When I sawMarie walk into the Reunion, I felt nauseous. I mean, I haven’t seen her face or been in her presence for over a year, and my life has been happier for it.
Tiffanyis an angel. And a badass.
It was time for Tiffany to let it out. You guys want to act like I’m some bully who bosses her around? HELL NO! She is a FEISTY, compassionate woman. The other girls can’t handle it, because it’s honest, and she truly calls them on their shit. Tiffany is trustworthy. And they are scared of that genuineness. I’m thankful for her relationship, because I love having genuine people in my life.
LAP DOG, MY ASS.
Did you not notice the times that Tiffany disagrees with me? She has her OWN opinions. PLEASE take note of those. There are many times when Tiffany makes it clear that she is her own person, with her own opinions. That is how I know she is real with me. That is why we get along. Because I can trust that she will call me on my shit.
Moving on. THE FRIGGIN’ POOP STORY.
DID IT HAPPEN? Hell Yes.
Would I like to have a bottle of wine and laugh about it? Hell Yes.
I mean, this is NOT an uncommon occurrence. Everyone, even over the age of 4, has had some sort of accident like this. It’s a thing. GET OVER IT. It’s not about the story. It’s about who told it, but even more importantly WHY they told it. And MORE importantly, they LIED about it and WHY. (That motivation is unsettling to me). And she CONTINUES to lie about it TODAY.
Number one, that she was the one who spilled the infamous poop story and it be brought up, and two, that she has hired a team to sabotage Tiffany and I on social media. Like, WTF? You honestly care to SPEND money on sabotaging people just because you don’t like? I mean, what the hell? No-WHO the hell does that? UNLESS you have something to hide…

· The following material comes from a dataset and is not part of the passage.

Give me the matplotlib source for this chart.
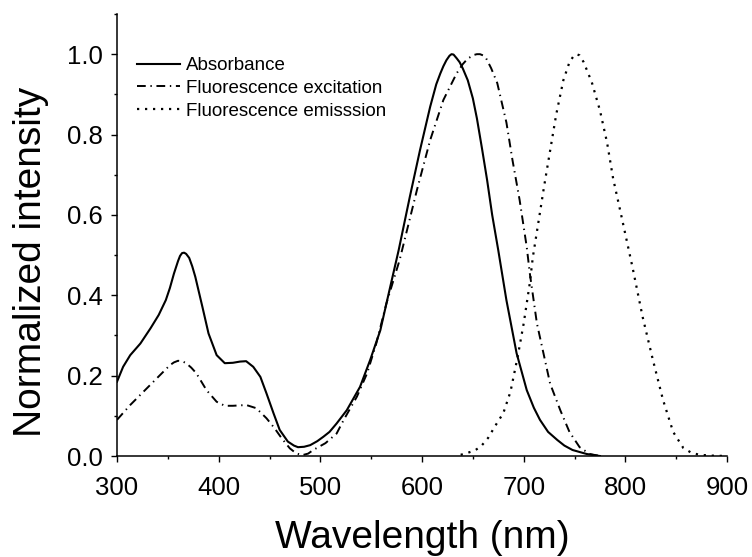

Could I ever reconcile with her? NO. But what I find hilarious is when Marie goes NUTS on camera and basically admitted to her social media scheme and THEN says, “Oh I would love for us to one day come to respect one another,” BLAH BLAH BLAH. You can’t respect someone who spends money trying to destroy you on social media, “friend.” That is a permanent severance. More evidence of her LIES!
Since the reunion, she has done a hundred times WORSE. So, it doesn’t just end with the social media. Just like Tiffany said, Marie is a “dangerous woman.”
Looking back, I find it flabbergasting that the girls chose to focus on the story rather than the betrayal. More interesting though, was how the women chose to focus on my reaction to the betrayal rather than the betrayal. Biased, much?
I went into the Reunion telling myself I would not get upset and allow someone to push my hurt buttons. I had a lot that I wanted to say that I didn’t like, “Cary, how about stepping in to take action if you were so worried about Marie? Why not DO something other than record it on your damn phone?” You really MUST have been SO scared as to get out your smart phone to document the special occasion.
I do want to make something clear: I am NOT done beating myself up for Austin. I’m sure it’ll be years before I’m done punishing myself for that. But, I can handle it. The part I can’t handle is reliving the betrayal. For two years, I’ve been listening to people telling me about Marie’s whispers, and I would take up for her.
Finally, Marie has shown her ugliness to the other girls to the point where I think a normal conversation can take place about who Marie really is.
My relationships with the other girls are in a good place, I think. At least a good place for healing. I’m thankful for this show, the friendships, and the lessons.